Before we go any further, let me note, to the author's credit, that he does not view the Internet as a vast virtual library. Not yet, at any rate. He points out the Net's comparative deficiencies -- its lack of any organized cataloging, no commitment to preservation, no "support staff," no real filters on what it "acquires."

Yet, for a man whose entire training and intellectual orientation should qualify him as "logocentric" (i.e., an adherent of the view that words signify something real and meaningful, possibly even true), O'Donnell has a curiously post-modern and ironic sense of where we're going. What he calls the "high dignification" of western civilization -- i.e., our tradition of a certain style and order in communications and expression -- is likely finished, as befits a form of social control (in the author's view) that may have to make way for a new "world beyond ideology."

After all, it turns out that our ideas of earlier civilizations are really just a collection of spurious self-images concocted to justify our power relationships. (Pop quiz: Based on the previous sentence, what year would you guess the author was born? Around 1950? Bingo!)

O'Donnell muses at one point, "It is a usefully gloomy fact that the failure of the dream of western civilization has left us a culture with no ideas." While a cynic might say this book offers some supporting evidence of the latter thesis, I find it a bit too fashionably radical.

Still, O'Donnell is pinning his hopes on the future rushing at us, and thus despair is not in order. Suppose the frequently cited alternatives of relentless progress versus a relapse into barbarity might both give way to a third possibility just coming into view, when "the advance of science will be overtaken by the advance of play," as an economy of amusement replaces the economy of material sustenance, and Net culture defeats the traditional dignification of intellectual activity. (Another lovely phrase here is "the hegemony of the solemn," which is -- happily, of course -- breaking down, in the author's view.)

O'Donnell tries to maintain an agnostic view of this Disney-esque nightmare, despite what it portends for his own vocation.

In fact, he is relatively cheerful about the voracious nature of digital culture's inroads into traditional reading and thinking, even suggesting that in the universities of the near future, professors will be so many software icons: "Click on the professor, and let him take you to the world that he knows."

In some ways, we've been here before, he argues, citing the early medieval codices' elements of "non-linear access," etc.

Change or die

Thus O'Donnell's advice to his fellow members of the professoriat, is essentially change or die.
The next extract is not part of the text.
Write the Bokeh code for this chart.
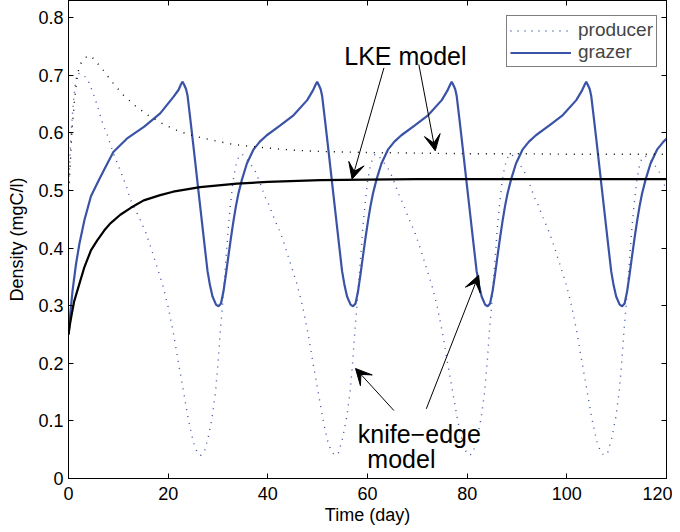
from bokeh.plotting import figure
from bokeh.models import (Range1d, LinearAxis, FixedTicker, CustomJSTickFormatter,
                          Legend, LegendItem, Arrow, VeeHead, Label)
from bokeh.embed import file_html
from bokeh.resources import INLINE

# ---------------- data ----------------
# knife-edge model, producer (blue dotted)
ke_producer_t = [
    0.0, 0.3, 0.6, 1.0, 1.4, 1.8, 2.7, 3.8, 4.4, 5.0, 5.5, 6.0, 6.5, 7.0, 7.7, 9.0, 10.0, 11.7, 12.4, 13.0,
    14.3, 15.5, 16.5, 17.7, 18.9, 20.0, 21.0, 22.0, 23.0, 24.0, 25.0, 25.8, 26.5,
    27.2, 28.0, 28.8, 29.5, 30.0, 30.5, 30.9, 31.3, 31.7, 32.1, 32.5, 33.0, 33.5, 34.0, 34.5, 35.0, 35.5,
    36.5, 37.5, 38.5, 39.5, 40.0,
    41.3, 42.5, 43.5, 44.7, 45.9, 47.0, 48.0, 49.0, 50.0, 51.0, 52.0, 52.8, 53.5,
    54.2, 55.0, 55.8, 56.5, 57.0, 57.5, 57.9, 58.3, 58.7, 59.1, 59.5, 60.0, 60.5, 61.0, 61.5, 62.0, 62.5,
    63.5, 64.5, 65.5, 66.5, 67.0,
    68.3, 69.5, 70.5, 71.7, 72.9, 74.0, 75.0, 76.0, 77.0, 78.0, 79.0, 79.8, 80.5,
    81.2, 82.0, 82.8, 83.5, 84.0, 84.5, 84.9, 85.3, 85.7, 86.1, 86.5, 87.0, 87.5, 88.0, 88.5, 89.0, 89.5,
    90.5, 91.5, 92.5, 93.5, 94.0,
    95.3, 96.5, 97.5, 98.7, 99.9, 101.0, 102.0, 103.0, 104.0, 105.0, 106.0, 106.8, 107.5,
    108.2, 109.0, 109.8, 110.5, 111.0, 111.5, 111.9, 112.3, 112.7, 113.1, 113.5, 114.0, 114.5, 115.0, 115.5,
    116.0, 116.5, 117.5, 118.5, 119.5, 120.0,
]
ke_producer_y = [
    0.50, 0.56, 0.61, 0.655, 0.688, 0.704, 0.702, 0.694, 0.681, 0.668, 0.655, 0.641, 0.627, 0.613, 0.599, 0.565, 0.543, 0.505, 0.485, 0.474,
    0.451, 0.427, 0.402, 0.369, 0.336, 0.298, 0.255, 0.204, 0.155, 0.105, 0.065, 0.046, 0.040,
    0.045, 0.070, 0.105, 0.150, 0.200, 0.260, 0.300, 0.348, 0.393, 0.440, 0.475, 0.515, 0.540, 0.555, 0.563, 0.562, 0.557,
    0.546, 0.533, 0.512, 0.488, 0.480,
    0.451, 0.427, 0.402, 0.369, 0.336, 0.298, 0.255, 0.204, 0.155, 0.105, 0.065, 0.046, 0.040,
    0.045, 0.070, 0.105, 0.150, 0.200, 0.260, 0.300, 0.348, 0.393, 0.440, 0.475, 0.515, 0.540, 0.555, 0.563, 0.562, 0.557,
    0.546, 0.533, 0.512, 0.488, 0.480,
    0.451, 0.427, 0.402, 0.369, 0.336, 0.298, 0.255, 0.204, 0.155, 0.105, 0.065, 0.046, 0.040,
    0.045, 0.070, 0.105, 0.150, 0.200, 0.260, 0.300, 0.348, 0.393, 0.440, 0.475, 0.515, 0.540, 0.555, 0.563, 0.562, 0.557,
    0.546, 0.533, 0.512, 0.488, 0.480,
    0.451, 0.427, 0.402, 0.369, 0.336, 0.298, 0.255, 0.204, 0.155, 0.105, 0.065, 0.046, 0.040,
    0.045, 0.070, 0.105, 0.150, 0.200, 0.260, 0.300, 0.348, 0.393, 0.440, 0.475, 0.515, 0.540, 0.555, 0.560, 0.559,
    0.555, 0.546, 0.533, 0.512, 0.500,
]

# knife-edge model, grazer (blue solid)
ke_grazer_t = [
    0.0, 0.4, 0.8, 1.5, 2.2, 3.2, 4.5, 5.8, 7.2, 9.0, 11.7, 15.2, 18.4, 21.1, 22.1, 22.6, 22.9,
    23.3, 23.6, 23.9, 24.5, 25.2, 25.9, 26.6, 27.2, 27.9, 28.4, 28.9, 29.6, 30.1,
    30.6, 31.1, 31.6, 32.1, 32.6, 33.1, 33.6, 34.1, 34.8, 35.8, 37.1, 38.4, 39.8, 42.5, 45.2, 47.9, 49.0, 49.6, 49.9,
    50.3, 50.6, 50.9, 51.5, 52.2, 52.9, 53.6, 54.2, 54.9, 55.4, 55.9, 56.6, 57.1,
    57.6, 58.1, 58.6, 59.1, 59.6, 60.1, 60.6, 61.1, 61.8, 62.8, 64.1, 65.4, 66.8, 69.5, 72.2, 74.9, 76.0, 76.6, 76.9,
    77.3, 77.6, 77.9, 78.5, 79.2, 79.9, 80.6, 81.2, 81.9, 82.4, 82.9, 83.6, 84.1,
    84.6, 85.1, 85.6, 86.1, 86.6, 87.1, 87.6, 88.1, 88.8, 89.8, 91.1, 92.4, 93.8, 96.5, 99.2, 101.9, 103.0, 103.6, 103.9,
    104.3, 104.6, 104.9, 105.5, 106.2, 106.9, 107.6, 108.2, 108.9, 109.4, 109.9, 110.6, 111.1,
    111.6, 112.1, 112.6, 113.1, 113.6, 114.1, 114.6, 115.1, 115.8, 116.8, 118.1, 119.4, 120.0,
]
ke_grazer_y = [
    0.25, 0.29, 0.325, 0.372, 0.408, 0.449, 0.49, 0.513, 0.537, 0.567, 0.59, 0.611, 0.634, 0.663, 0.675, 0.685, 0.689,
    0.682, 0.676, 0.664, 0.620, 0.567, 0.513, 0.459, 0.413, 0.360, 0.335, 0.316, 0.302, 0.299,
    0.304, 0.325, 0.355, 0.387, 0.418, 0.447, 0.473, 0.495, 0.519, 0.547, 0.571, 0.585, 0.596, 0.613, 0.631, 0.657, 0.673, 0.684, 0.689,
    0.682, 0.676, 0.664, 0.620, 0.567, 0.513, 0.459, 0.413, 0.360, 0.335, 0.316, 0.302, 0.299,
    0.304, 0.325, 0.355, 0.387, 0.418, 0.447, 0.473, 0.495, 0.519, 0.547, 0.571, 0.585, 0.596, 0.613, 0.631, 0.657, 0.673, 0.684, 0.689,
    0.682, 0.676, 0.664, 0.620, 0.567, 0.513, 0.459, 0.413, 0.360, 0.335, 0.316, 0.302, 0.299,
    0.304, 0.325, 0.355, 0.387, 0.418, 0.447, 0.473, 0.495, 0.519, 0.547, 0.571, 0.585, 0.596, 0.613, 0.631, 0.657, 0.673, 0.684, 0.689,
    0.682, 0.676, 0.664, 0.620, 0.567, 0.513, 0.459, 0.413, 0.360, 0.335, 0.316, 0.302, 0.299,
    0.304, 0.325, 0.355, 0.387, 0.418, 0.447, 0.473, 0.495, 0.519, 0.547, 0.571, 0.585, 0.590,
]

# LKE model, producer (black dotted)
lke_producer_t = [0.0, 0.15, 0.35, 0.5, 0.6, 0.8, 1.0, 1.2, 1.5, 1.8, 2.2, 3.0, 3.6, 4.5, 5.7, 6.7, 8.7,
                  11.0, 13.4, 16.1, 19.1, 22.1, 25.1, 28.5, 33.1, 38.5, 45.2, 50.0, 60.0, 70.0, 80.0,
                  90.0, 100.0, 110.0, 120.0]
lke_producer_y = [0.50, 0.516, 0.546, 0.572, 0.59, 0.616, 0.635, 0.655, 0.68, 0.70, 0.717, 0.728, 0.732, 0.734,
                  0.722, 0.712, 0.689, 0.666, 0.647, 0.63, 0.615, 0.603, 0.595, 0.588, 0.58, 0.575, 0.57,
                  0.568, 0.566, 0.565, 0.564, 0.564, 0.563, 0.563, 0.563]

# LKE model, grazer (black solid)
lke_grazer_t = [0.0, 0.3, 0.6, 1.15, 2.15, 3.15, 4.5, 5.8, 7.2, 8.4, 10.4, 12.5, 15.1, 18.4, 21.0, 26.4,
                33.8, 40.0, 50.5, 60.0, 70.0, 80.0, 100.0, 120.0]
lke_grazer_y = [0.25, 0.268, 0.283, 0.308, 0.337, 0.366, 0.396, 0.414, 0.431, 0.443, 0.458, 0.47, 0.483,
                0.492, 0.498, 0.506, 0.512, 0.515, 0.518, 0.519, 0.52, 0.52, 0.52, 0.52]

x_ticks = [0, 20, 40, 60, 80, 100, 120]
y_ticks = [0, 0.1, 0.2, 0.3, 0.4, 0.5, 0.6, 0.7, 0.8]
legend_labels = ["producer", "grazer"]

# ---------------- figure ----------------
FONT = "Liberation Sans"
BLUE = "#3a53a6"

p = figure(width=672, height=530, output_backend="svg", toolbar_location=None,
           x_range=Range1d(0, 120), y_range=Range1d(0, 0.83),
           min_border_left=68, min_border_right=6, min_border_top=0, min_border_bottom=52,
           x_axis_label="Time (day)", y_axis_label="Density (mgC/l)")
p.xgrid.visible = False
p.ygrid.visible = False
p.outline_line_color = "black"
p.outline_line_width = 1
p.background_fill_color = "white"
p.border_fill_color = "white"

yfmt = CustomJSTickFormatter(code="return tick == 0 ? '0' : tick.toFixed(1);")

def style_axis(ax, ticks, show_labels):
    ax.ticker = FixedTicker(ticks=ticks)
    ax.major_tick_in = 5
    ax.major_tick_out = 0
    ax.minor_tick_line_color = None
    ax.axis_line_color = "black"
    ax.major_tick_line_color = "black"
    ax.major_label_text_font = FONT
    ax.major_label_text_font_size = "18px"
    ax.major_label_text_color = "black" if show_labels else None
    ax.axis_label_text_font = FONT
    ax.axis_label_text_font_size = "18px"
    ax.axis_label_text_font_style = "normal"
    ax.axis_label_text_color = "black"

style_axis(p.xaxis[0], x_ticks, True)
style_axis(p.yaxis[0], y_ticks, True)
p.yaxis[0].formatter = yfmt
p.xaxis[0].major_label_standoff = 8
p.xaxis[0].axis_label_standoff = 2
p.yaxis[0].major_label_standoff = 5
p.yaxis[0].axis_label_standoff = 8

top_ax = LinearAxis()
right_ax = LinearAxis()
style_axis(top_ax, x_ticks, False)
style_axis(right_ax, y_ticks, False)
top_ax.major_label_text_font_size = "0px"
right_ax.major_label_text_font_size = "0px"
top_ax.major_label_standoff = 0
right_ax.major_label_standoff = 0
p.add_layout(top_ax, "above")
p.add_layout(right_ax, "right")

# ---------------- curves ----------------
r_prod = p.line(ke_producer_t, ke_producer_y, line_color=BLUE, line_width=1.4, line_dash="1 6")
r_graz = p.line(ke_grazer_t, ke_grazer_y, line_color=BLUE, line_width=2.2)
p.line(lke_producer_t, lke_producer_y, line_color="black", line_width=1.4, line_dash="1 7")
p.line(lke_grazer_t, lke_grazer_y, line_color="black", line_width=2.2)

legend = Legend(items=[LegendItem(label=legend_labels[0], renderers=[r_prod]),
                       LegendItem(label=legend_labels[1], renderers=[r_graz])],
                location=(438, 411), margin=0)
legend.label_text_font = FONT
legend.label_text_font_size = "19px"
legend.border_line_color = "black"
legend.border_line_width = 1
legend.background_fill_alpha = 1
legend.padding = 3
legend.spacing = 0
legend.label_height = 17
legend.glyph_height = 17
legend.glyph_width = 61
legend.label_standoff = 7
p.add_layout(legend)

# ---------------- annotations ----------------
def arrow(x0, y0, x1, y1):
    p.add_layout(Arrow(end=VeeHead(size=16, fill_color="black", line_color="black"),
                       x_start=x0, y_start=y0, x_end=x1, y_end=y1,
                       line_color="black", line_width=1))

arrow(63.3, 0.713, 56.9, 0.52)
arrow(70.3, 0.719, 73.6, 0.569)
arrow(65.3, 0.118, 57.6, 0.191)
arrow(71.8, 0.121, 82.3, 0.353)

for txt, x, y in [("LKE model", 67.6, 0.733), ("knife\u2212edge", 70.4, 0.077), ("model", 66.8, 0.034)]:
    p.add_layout(Label(x=x, y=y, text=txt, text_align="center", text_baseline="alphabetic",
                       text_font=FONT, text_font_size="25px", text_color="black"))

open("out.html", "w").write(file_html(p, INLINE))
No right-minded union boss would tell his traditionally trained members anything different. And our author seems to view the "life of the mind" in purely economic, mechanistic terms.

For example, O'Donnell notes that the term "intellectual property" is now (gratefully) an oxymoron, and originally was no more than a mechanism by which authors could be compensated.

He is enthusiastic about at least one aspect of the current state of universities: "We academics have been on the front line of computing and networks." This is a competitive advantage, O'Donnell judges, "that we would be fools to squander."

Lacking any common vision ("metanarrative," in the jargon), job security is about the best our professors can hope for. After all, O'Donnell reflects wryly, "Only sects have metanarratives now."